H5b: Altruistic values are positively related to individuals’ 1) pro-environmental attitude, 2) subjective norms, and 3) perceived behavioral control

H5c: Biospheric values are positively related to individuals’ 1) pro-environmental attitude, 2) subjective norms, and 3) perceived behavioral control

In various environmental psychology theories, egoistic values are often portrayed as being opposed to pro-environmental behavior (Steg & De Groot, 2012). Egoistic values negatively influence pro-environmental behavior, whereas altruistic and biospheric values have positive associations (De Groot & Steg, 2008).

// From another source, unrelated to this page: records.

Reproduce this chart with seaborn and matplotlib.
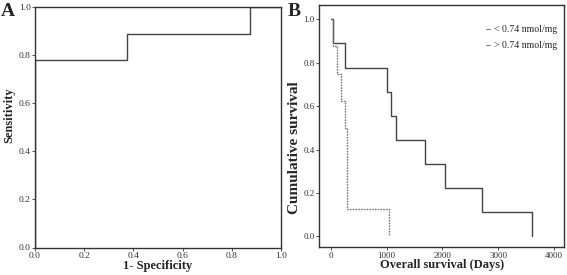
import numpy as np
import pandas as pd
import seaborn as sns
import matplotlib.pyplot as plt

# Panel A: ROC curve (step points)
roc_fpr = [0.0, 0.0, 0.375, 0.875, 1.0]
roc_tpr = [0.0, 0.778, 0.889, 1.0, 1.0]

# Panel B: Kaplan-Meier steps, survival after each event
low_days = [0, 41, 251, 1011, 1072, 1162, 1688, 2047, 2706, 3614]
low_surv = [1.0, 0.889, 0.778, 0.667, 0.556, 0.444, 0.333, 0.222, 0.111, 0.0]
high_days = [0, 31, 102, 180, 251, 293, 1041]
high_surv = [1.0, 0.875, 0.75, 0.625, 0.5, 0.125, 0.0]
groups = ["< 0.74 nmol/mg", "> 0.74 nmol/mg"]

sns.set_style("ticks")
plt.rcParams["font.family"] = ["Liberation Serif", "DejaVu Serif"]
plt.rcParams["axes.edgecolor"] = "#333333"
plt.rcParams["axes.linewidth"] = 1.0
plt.rcParams["xtick.color"] = "#333333"
plt.rcParams["ytick.color"] = "#333333"
plt.rcParams["xtick.major.size"] = 2
plt.rcParams["ytick.major.size"] = 2
plt.rcParams["xtick.major.width"] = 0.6
plt.rcParams["ytick.major.width"] = 0.6
plt.rcParams["xtick.major.pad"] = 1.5
plt.rcParams["ytick.major.pad"] = 1.0

fig = plt.figure(figsize=(5.67, 2.75), dpi=100)
W, H = 567, 275
axA = fig.add_axes([35 / W, (H - 247.5) / H, (281 - 35) / W, (247.5 - 7) / H])
axB = fig.add_axes([319 / W, (H - 246.7) / H, (564.3 - 319) / W, (246.7 - 5) / H])

# ROC
roc = pd.DataFrame({"fpr": roc_fpr, "tpr": roc_tpr})
sns.lineplot(data=roc, x="fpr", y="tpr", ax=axA, estimator=None,
             drawstyle="steps-post", color="#444444", linewidth=1.0)
axA.set_xlim(0, 1)
axA.set_ylim(0, 1)
axA.set_xticks(np.arange(0, 1.01, 0.2))
axA.set_yticks(np.arange(0, 1.01, 0.2))
axA.tick_params(labelsize=6.8)
axA.set_xlabel("1- Specificity", fontsize=9, fontweight="bold")
axA.set_ylabel("Sensitivity", fontsize=9, fontweight="bold")
axA.xaxis.set_label_coords(0.5, -0.052)
axA.yaxis.set_label_coords(-0.08, 0.55)

# Kaplan-Meier
km = pd.DataFrame({
    "days": low_days + high_days,
    "surv": low_surv + high_surv,
    "group": [groups[0]] * len(low_days) + [groups[1]] * len(high_days),
})
sns.lineplot(data=km, x="days", y="surv", hue="group", style="group", ax=axB,
             estimator=None, drawstyle="steps-post",
             palette={groups[0]: "#444444", groups[1]: "#777777"},
             dashes={groups[0]: "", groups[1]: (1.2, 0.8)}, linewidth=1.0)
axB.set_xlim(-215, 4189)
axB.set_ylim(-0.047, 1.066)
axB.set_xticks([0, 1000, 2000, 3000, 4000])
axB.set_yticks(np.arange(0, 1.01, 0.2))
axB.set_yticklabels([f"{v:.1f}" for v in np.arange(0, 1.01, 0.2)])
axB.tick_params(labelsize=6.5)
axB.set_xlabel("Overall survival (Days)", fontsize=9, fontweight="bold")
axB.set_ylabel("Cumulative survival", fontsize=11, fontweight="bold")
axB.xaxis.set_label_coords(0.5, -0.05)
axB.yaxis.set_label_coords(-0.072, 0.41)
leg = axB.legend(loc="upper right", bbox_to_anchor=(1.0, 0.945), frameon=False,
                 fontsize=7, handlelength=0.5, handletextpad=0.4,
                 labelspacing=0.75, borderaxespad=0.3)
for h in leg.get_lines():
    h.set_linestyle("-")
    h.set_color("#777777")
    h.set_linewidth(0.7)

for ax in (axA, axB):
    for s in ax.spines.values():
        s.set_visible(True)

fig.text(0.5 / W, (H - 16) / H, "A", fontsize=14, fontweight="bold")
fig.text(288 / W, (H - 16) / H, "B", fontsize=14, fontweight="bold")

fig.savefig("out.png", dpi=100)
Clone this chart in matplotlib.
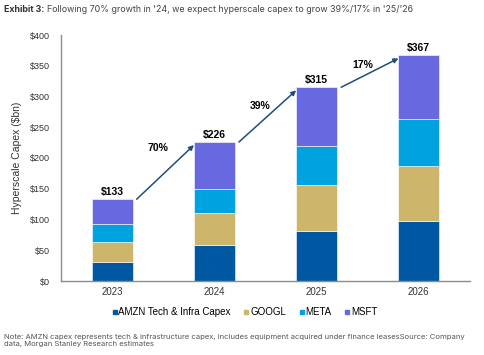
import matplotlib
matplotlib.use("Agg")
import matplotlib.pyplot as plt
from matplotlib.lines import Line2D
import numpy as np

years = ["2023", "2024", "2025", "2026"]
amzn = [31, 58, 81, 97]
googl = [32, 53, 75, 90]
meta = [29, 39, 64, 76]
msft = [41, 76, 95, 104]
totals = ["$133", "$226", "$315", "$367"]
growth = ["70%", "39%", "17%"]
series_names = ["AMZN Tech & Infra Capex", "GOOGL", "META", "MSFT"]
colors = ["#0058a3", "#cdb66c", "#00a3e0", "#6869e0"]

plt.rcParams["font.family"] = ["Liberation Sans", "DejaVu Sans"]

fig = plt.figure(figsize=(4.85, 3.55), dpi=100)
ax = fig.add_axes([61 / 485, 1 - 281 / 355, (470 - 61) / 485, (281 - 35) / 355])

x = np.arange(len(years))
w = 0.4
bottom = np.zeros(len(years))
for vals, c in zip([amzn, googl, meta, msft], colors):
    ax.bar(x, vals, w, bottom=bottom, color=c, edgecolor="white", linewidth=0.4)
    bottom += np.array(vals)

for xi, tot, lab in zip(x, bottom, totals):
    ax.text(xi, tot + 4, lab, ha="center", va="bottom", fontsize=7.5, fontweight="bold")

# flechas de crecimiento
for i, g in enumerate(growth):
    x0, y0 = x[i] + w / 2 + 0.04, bottom[i]
    x1, y1 = x[i + 1] - w / 2, bottom[i + 1] - 5
    ax.annotate("", xy=(x1, y1), xytext=(x0, y0),
                arrowprops=dict(arrowstyle="-|>", color="#1f4e79", lw=1.1,
                                mutation_scale=7, shrinkA=0, shrinkB=0))
    mx, my = (x0 + x1) / 2, (y0 + y1) / 2
    ax.text(mx - 0.07, my + [40, 17, 12][i], g, ha="center", va="center",
            fontsize=7.5, fontweight="bold")

ax.set_xlim(-0.5, 3.5)
ax.set_ylim(0, 400)
ax.set_yticks(range(0, 401, 50))
ax.set_yticklabels([f"${v}" for v in range(0, 401, 50)], fontsize=6.5, color="#333333")
ax.set_xticks(x)
ax.set_xticklabels(years, fontsize=7, color="#333333")
ax.tick_params(length=0, pad=4)
ax.tick_params(axis="y", pad=8)
for s in ["top", "right"]:
    ax.spines[s].set_visible(False)
for s in ["left", "bottom"]:
    ax.spines[s].set_color("#8c8c8c")
    ax.spines[s].set_linewidth(1)
ax.set_ylabel("Hyperscale Capex ($bn)", fontsize=7.5, labelpad=6, color="#333333")

handles = [Line2D([], [], marker="s", ls="none", color=c, markersize=3.5) for c in colors]
fig.legend(handles, series_names, loc="center", bbox_to_anchor=(244.5 / 485, 1 - 312 / 355),
           ncol=4, frameon=False, fontsize=7, handlelength=0.6, handletextpad=0.1,
           columnspacing=1.3, borderpad=0)

# titulo
fuente = ["Inter", "DejaVu Sans"]
t1 = fig.text(4 / 485, 1 - 9 / 355, "Exhibit 3:", fontsize=6.4, fontweight="bold",
              family=fuente, color="#333333", va="center")
fig.canvas.draw()
bb = t1.get_window_extent()
fig.text(bb.x1 / 485 + 0.005, 1 - 9 / 355,
         "Following 70% growth in '24, we expect hyperscale capex to grow 39%/17% in '25/'26",
         fontsize=6.4, family=fuente, color="#444444", va="center")

fig.text(4 / 485, 1 - 340.5 / 355,
         "Note: AMZN capex represents tech & infrastructure capex, includes equipment acquired under finance leasesSource: Company\n"
         "data, Morgan Stanley Research estimates",
         fontsize=5.5, family=fuente, color="#555555", va="center", linespacing=1.2)

fig.savefig("out.png", dpi=100)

Individuals with strong egoistic values may be less inclined to engage in pro-environmental behavior if costs outweigh benefits, whereas those with altruistic or biospheric values prioritize benefits to others or the ecosystem and would prefer to conduct pro-environmental behavior (Choi et al., 2015).

Research conducted by López-Mosquera and Sánchez (2012) showed that egoistic values had no significant impact on environmental behavior, while altruistic and biospheric values had a positive impact on individual environmental attitudes and behaviors. A study of sustainable traveling mode (Lind et al., 2015) also demonstrated that values were important factors affecting environmental beliefs, the most predictive of which are biospheric values, while egoistic values are irrelevant to environmental beliefs. Also, the value-belief-norm theory of pro-environmental behavior compares egoistic values with biospheric and altruistic values, demonstrating that egoistic values are negatively associated with pro-environmental beliefs, personal norms, and behaviors (Stern et al., 1999). Furthermore, although there is a direct relationship between values and pro-environmental intention, the relationship is stronger when mediated by TPB variables, including a specific belief, personal norms, or personal efficacy (Choi et al., 2015). Ye et al.‘s (2017) work also found that personal values impact young adults’ tourism intentions through attitudes, subjective norms, and PBC. Similarly, Tikir and Lehmann (2011) found that the effects of different value types on climate-friendly behavioral intentions were mediated by TPB factors.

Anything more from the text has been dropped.